Parametric and State Estimation of Stationary MEMS-IMUs: A Tutorial

TL;DR

This tutorial analyzes the use of multiple stationary MEMS-IMUs to improve inertial navigation accuracy, highlighting error relationships, robustness, and the benefits of sensor redundancy through both analytical and experimental comparisons.

Contribution

It provides a new perspective on error analysis in multi-sensor inertial systems and demonstrates the robustness and improvements achievable with multiple stationary MEMS-IMUs.

Findings

Multiple sensors improve signal accuracy and noise rejection.

Analytical model aligns well with experimental results.

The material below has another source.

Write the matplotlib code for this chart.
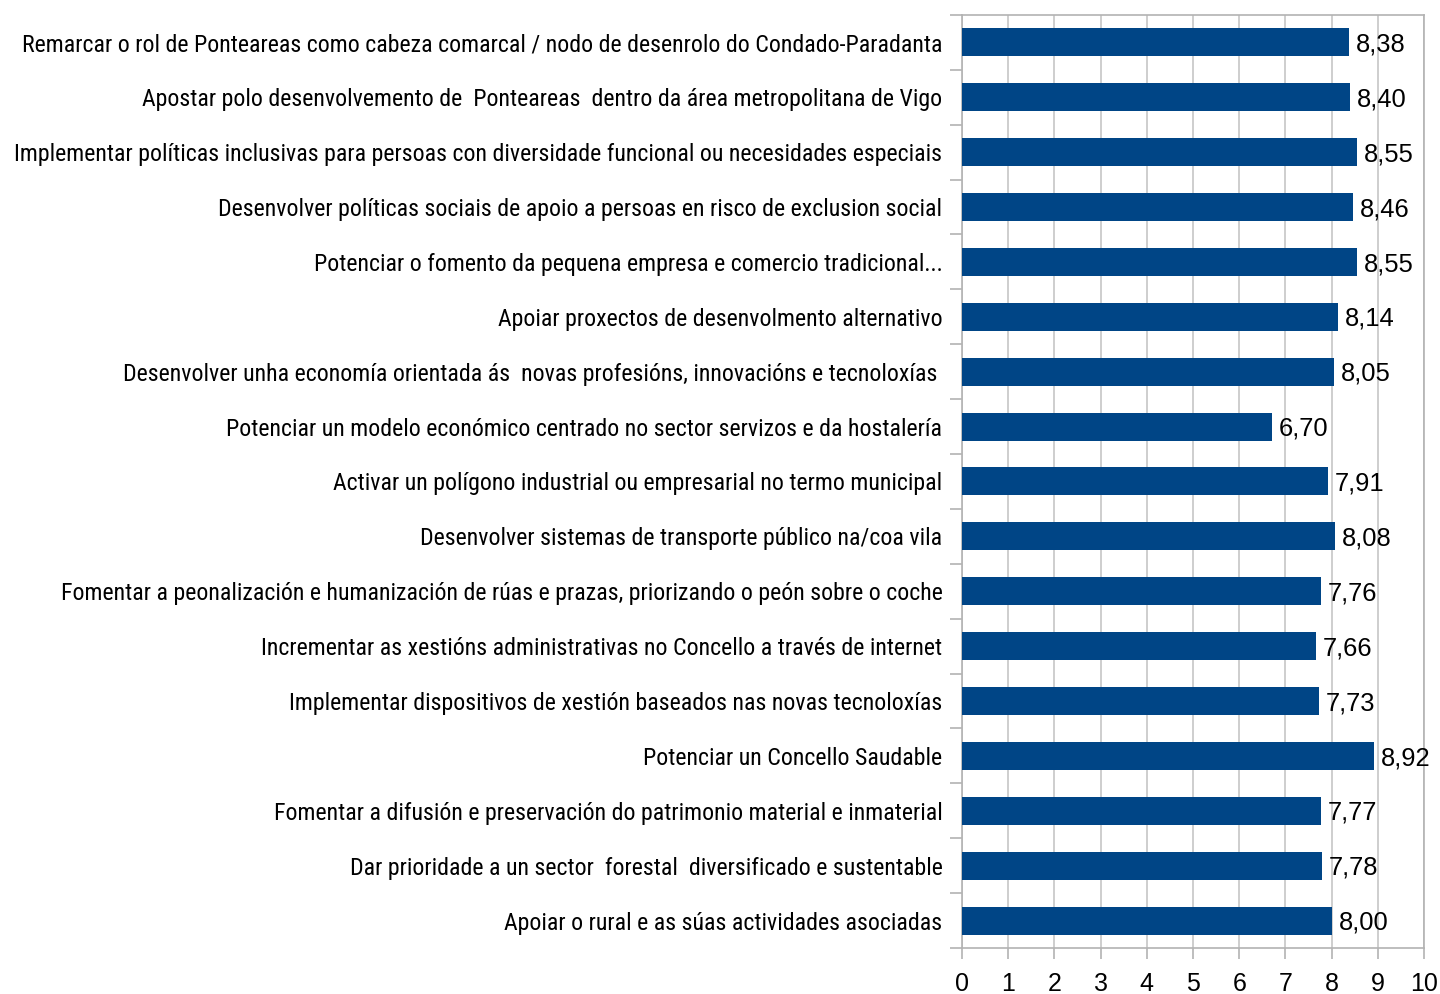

Sensor redundancy enhances navigation state estimation.

Abstract

Inertial navigation systems (INS) are widely used in almost any operational environment, including aviation, marine, and land vehicles. Inertial measurements from accelerometers and gyroscopes allow the INS to estimate position, velocity, and orientation of its host vehicle. However, as inherent sensor measurement errors propagate into the state estimates, accuracy degrades over time. To mitigate the resulting drift in state estimates, different approaches of parametric and state estimation are proposed to compensate for undesirable errors, using frequency-domain filtering or external information fusion. Another approach uses multiple inertial sensors, a field with rapid growth potential and applications. The increased sampling of the observed phenomenon results in the improvement of several key factors such as signal accuracy, frequency resolution, noise rejection, and higher redundancy. This study offers an analysis tutorial of basic multiple inertial operation, with a new perspective on the error relationship to time, and number of sensors. To that end, a stationary and levelled sensors array is taken, and its robustness against the instrumental errors is analyzed. Subsequently, the hypothesized analytical model is compared with the experimental results, and the level of agreement between them is thoroughly discussed. Ultimately, our results showcase the vast potential of employing multiple sensors, as we observe improvements spanning from the signal level to the navigation states. This tutorial is suitable for both newcomers and people experienced with multiple inertial sensors.